Pero Luis de la Paz es un autor capaz de hilvanar situaciones dramáticas
soberbias desde el inicio (El hombre de lejos y Mandrake el
mago brilla en el Southwest); logra incluso imponer el embotamiento
mórbido con una simple superposición en tiempos narrativos
(La pared frente al flamboyán), y eso es complejidad sintáctica;
puede describir la llegada de la muerte con una secuencia periférica
espectacular, escamoteando su protagonismo por dos tercios del cuento
(La otra cara de la luna). En algunos cuentos, esas secuencias
pausan la situación con un efecto de retardo (delay),
redundando en un crescendo magistral de la expectativa; y a veces se
atreve incluso a la retórica (Llegó Daniel) con
una limpieza y elegancia que desmiente toda pretensión de simplismo.
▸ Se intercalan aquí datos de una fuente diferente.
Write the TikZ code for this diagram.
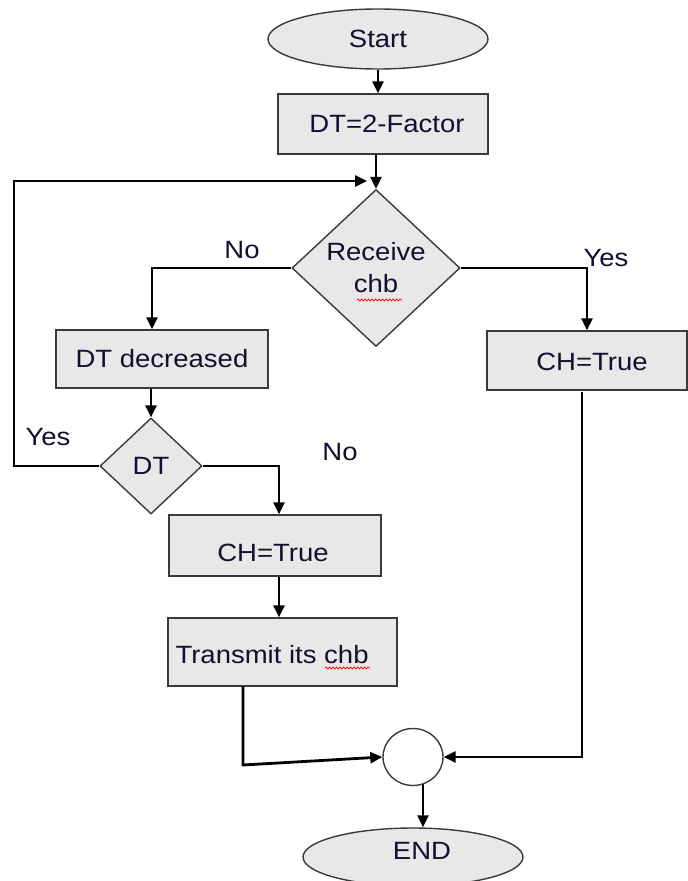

En estos cuentos, un simple movimiento puede durar todo un párrafo
de exquisitos giros (Viejos amigos); que demuestran esa debilidad
de la imposición que quizás -sólo quizás-
se ha aceptado por ese respeto a una autoridad que basa sus criterios
en resentimientos y pretensiones. No es que lo político no ofrezca
suficientes motivos estéticos, sino que un autor con esa fuerza
no necesita dragar su eficacia de otra fuente que su mismo esplendor;
y puede darse el lujo de redimirse en la misma naturaleza trascendente
que le brinda ojo para captar estas sinuosidades de la existencia.
En
balance, el libro no está exento de debilidades, está
plagado de ellas; pero son los problemas comunes a una generación
perdida en ese respeto a una red de falsas autoridades, sumidas en su
propia ansiedad. A cambio, ofrece el potencial del diamante en bruto
capaz de tallarse a sí mismo y mostrar su increíble facetado;
pero sólo con tal de que recurra a su propia fuerza, en contraste
con la parca linealidad de otros valores sólo ensalzados por
su oportunismo político y mucho ruido. Quizás se trate
sólo de una metáfora existencial, pero ese siempre ha
sido el mejor recurso para comprender la realidad y es la literatura;
y lo cierto es que Tiempo vencido es el del entorno que impone
sus propias referencias a la individualidad de este autor, pero el suyo
se gesta en la libertad que espera por su poderosa épica.